Shankaran Nambiar, who is the head of research at the Malaysian Institute of Economic Research, said the CPI may not be a true reflection in the prices, for example, in terms of the kind of commodities that are included in the CPI measure.
“Specific types of commodities may be covered by the index, and they may not be the types that are commonly consumed.
“Data for ‘bread’ may be collected from unbranded types of bread, whereas most people may consume only commercial varieties of particular brands.
“The classifications as specified by the Statistics Department may not be what people popularly consume. Miscategorisation could give rise to errors of this sort,” he said.
Another prominent reason for the divergence of between “felt” inflation and the official inflation figures, is due to a sizable number of commodities in the CPI being controlled items or items for which the government has fixed the price.
The authorities may choose to review the categorisation of commodities and make the CPI more reflective of price changes as they affect people, according to Nambiar.
Independent economist and former MARC Ratings Bhd chief economist Firdaos Rosli, however, said it was not necessary to revisit the CPI.
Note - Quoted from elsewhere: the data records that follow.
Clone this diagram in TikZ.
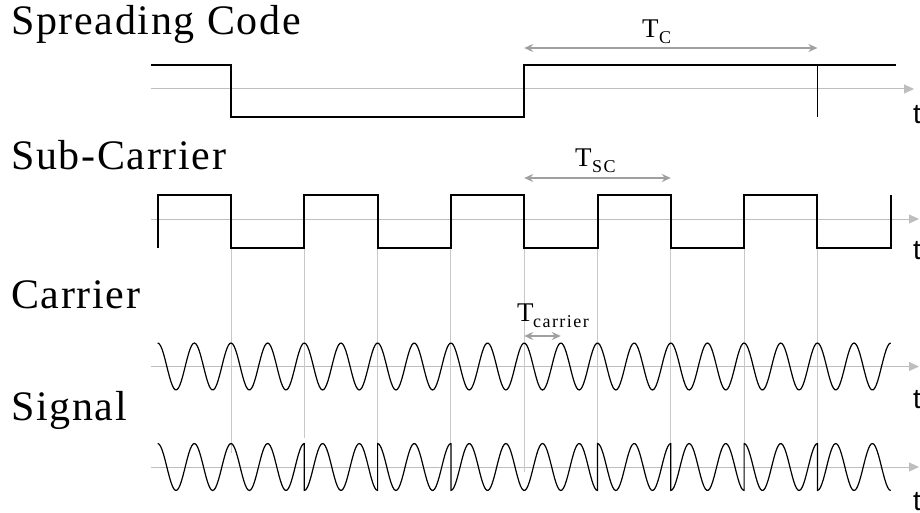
\documentclass[tikz,border=0pt]{standalone}
\usepackage{fontspec}
\setmainfont{Liberation Serif}
\newfontfamily\ttlfont[LetterSpace=4]{Liberation Serif}
\newfontfamily\subfont[LetterSpace=8]{Liberation Serif}
\newfontfamily\tfont{Liberation Sans}
\usetikzlibrary{arrows.meta}
\definecolor{axisgray}{RGB}{190,190,190}
\definecolor{gridgray}{RGB}{200,200,200}
\definecolor{dimgrey}{RGB}{160,160,160}
\begin{document}
\begin{tikzpicture}[x=1pt,y=-1pt,
  title/.style={anchor=base west, inner sep=0pt, font=\ttlfont\fontsize{42}{42}\selectfont},
  tlabel/.style={anchor=north west, inner sep=0pt, font=\tfont\fontsize{28}{28}\selectfont},
  axisline/.style={axisgray, line width=1pt, -{Triangle[length=10pt,width=9pt]}},
  square/.style={black, line width=2pt, line join=miter},
  wave/.style={black, line width=1.2pt, line join=round},
  gridline/.style={gridgray, line width=1pt},
  dimarrow/.style={dimgrey, line width=1.5pt, {Stealth[length=9pt,width=8pt,inset=3pt]}-{Stealth[length=9pt,width=8pt,inset=3pt]}},
  perlbl/.style={anchor=base west, inner sep=0pt, font=\fontsize{27}{27}\selectfont},
  sublbl/.style={anchor=base west, inner sep=0pt, font=\subfont\fontsize{18}{18}\selectfont}
]
\useasboundingbox (0,0) rectangle (920,513);
\fill[white] (0,0) rectangle (920,513);

% titles
\node[title] (tcode) at (11,35) {Spreading Code};
\node[title] (tsub) at (11,170) {Sub-Carrier};
\node[title] (tcar) at (11,308) {Carrier};
\node[title] (tsig) at (11,420) {Signal};

% axes
\coordinate (a1s) at (151,89);  \coordinate (a1e) at (914,89);
\coordinate (a2s) at (151,219); \coordinate (a2e) at (919,219);
\coordinate (a3s) at (151,366.5); \coordinate (a3e) at (919,366.5);
\coordinate (a4s) at (151,467); \coordinate (a4e) at (919,467);
\draw[axisline] (a1s) -- (a1e);
\draw[axisline] (a2s) -- (a2e);
\draw[axisline] (a3s) -- (a3e);
\draw[axisline] (a4s) -- (a4e);
\node[tlabel] (t1) at (913,105) {t};
\node[tlabel] (t2) at (913,241) {t};
\node[tlabel] (t3) at (913,390) {t};
\node[tlabel] (t4) at (913,492) {t};

% grid lines
\foreach \gx/\gy in {231/453, 304.3/438, 377.6/444, 450.9/444, 524.2/472, 597.5/444, 670.8/444, 744.1/444, 817.4/444}
  \draw[gridline] (\gx,248) -- (\gx,\gy);

% spreading code
\draw[square] (151,65) -- (231,65) -- (231,117) -- (524.2,117) -- (524.2,65) -- (896,65);
\draw[black, line width=1.2pt] (817.4,65) -- (817.4,117);

% sub-carrier
\draw[square] (157.7,248) -- (157.7,195) -- (231,195) -- (231,248) -- (304.3,248) -- (304.3,195)
  -- (377.6,195) -- (377.6,248) -- (450.9,248) -- (450.9,195) -- (524.2,195) -- (524.2,248)
  -- (597.5,248) -- (597.5,195) -- (670.8,195) -- (670.8,248) -- (744.1,248) -- (744.1,195)
  -- (817.4,195) -- (817.4,248) -- (890.7,248) -- (890.7,195);

% carrier
\draw[wave] plot[domain=157.7:890.7, samples=500] (\x,{366.5-23.5*cos(9.8226*(\x-157.7))});

% signal
\draw[wave]
  plot[domain=157.7:304.3, samples=100] (\x,{467-23.5*cos(9.8226*(\x-157.7))})
  -- plot[domain=304.3:377.6, samples=50] (\x,{467+23.5*cos(9.8226*(\x-157.7))})
  -- plot[domain=377.6:450.9, samples=50] (\x,{467-23.5*cos(9.8226*(\x-157.7))})
  -- plot[domain=450.9:597.5, samples=100] (\x,{467+23.5*cos(9.8226*(\x-157.7))})
  -- plot[domain=597.5:670.8, samples=50] (\x,{467-23.5*cos(9.8226*(\x-157.7))})
  -- plot[domain=670.8:744.1, samples=50] (\x,{467+23.5*cos(9.8226*(\x-157.7))})
  -- plot[domain=744.1:817.4, samples=50] (\x,{467-23.5*cos(9.8226*(\x-157.7))})
  -- plot[domain=817.4:890.7, samples=50] (\x,{467+23.5*cos(9.8226*(\x-157.7))});

% period arrows
\coordinate (tcA) at (524.2,48);  \coordinate (tcB) at (817.4,48);
\coordinate (tsA) at (524.2,178); \coordinate (tsB) at (670.8,178);
\coordinate (tkA) at (524.2,336); \coordinate (tkB) at (560.8,336);
\draw[dimarrow] (tcA) -- (tcB);
\draw[dimarrow] (tsA) -- (tsB);
\draw[dimarrow] (tkA) -- (tkB);

% period labels
\node[perlbl] (lTc) at (642,38) {T};
\node[sublbl] (lC) at (659,44) {C};
\node[perlbl] (lTs) at (575,167) {T};
\node[sublbl] (lSC) at (592,173) {SC};
\node[perlbl] (lTk) at (517,321) {T};
\node[sublbl] (lcar) at (533,327) {carrier};
\end{tikzpicture}
\end{document}
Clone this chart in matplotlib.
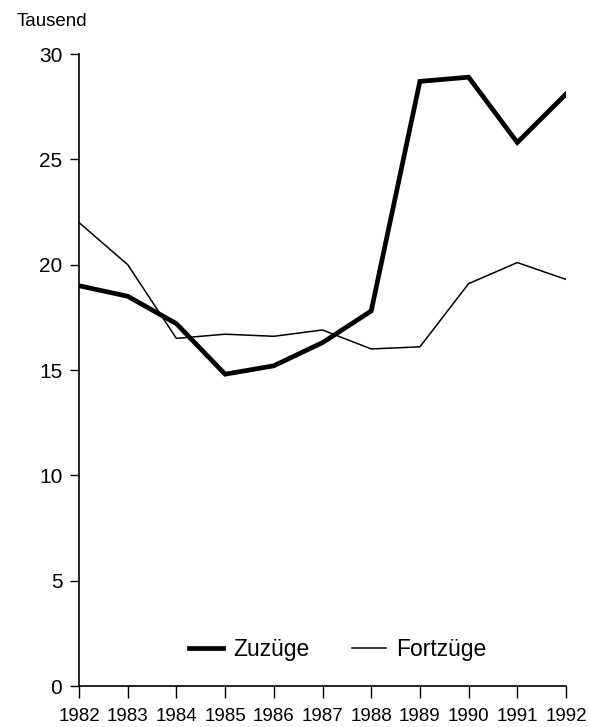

The index is already an evolving reference point for price changes as the economy develops over time, whether through urbanisation, technological advancement and as the population ages, according to him.
“One explanation why we feel price changes more than what CPI suggests is that the index does not cater for specific individual or consumer preference. We are highly likely to consume products that are not part of the CPI basket anyway.
“Despite its drawbacks, the CPI is still widely used globally as a benchmark of aggregate price changes.
“But we can beef up i.e. assign different weightage to the CPI for urban relevance, such as urban rail and strata management fees. That said, we do not need to replicate what we already have,” Firdaos said.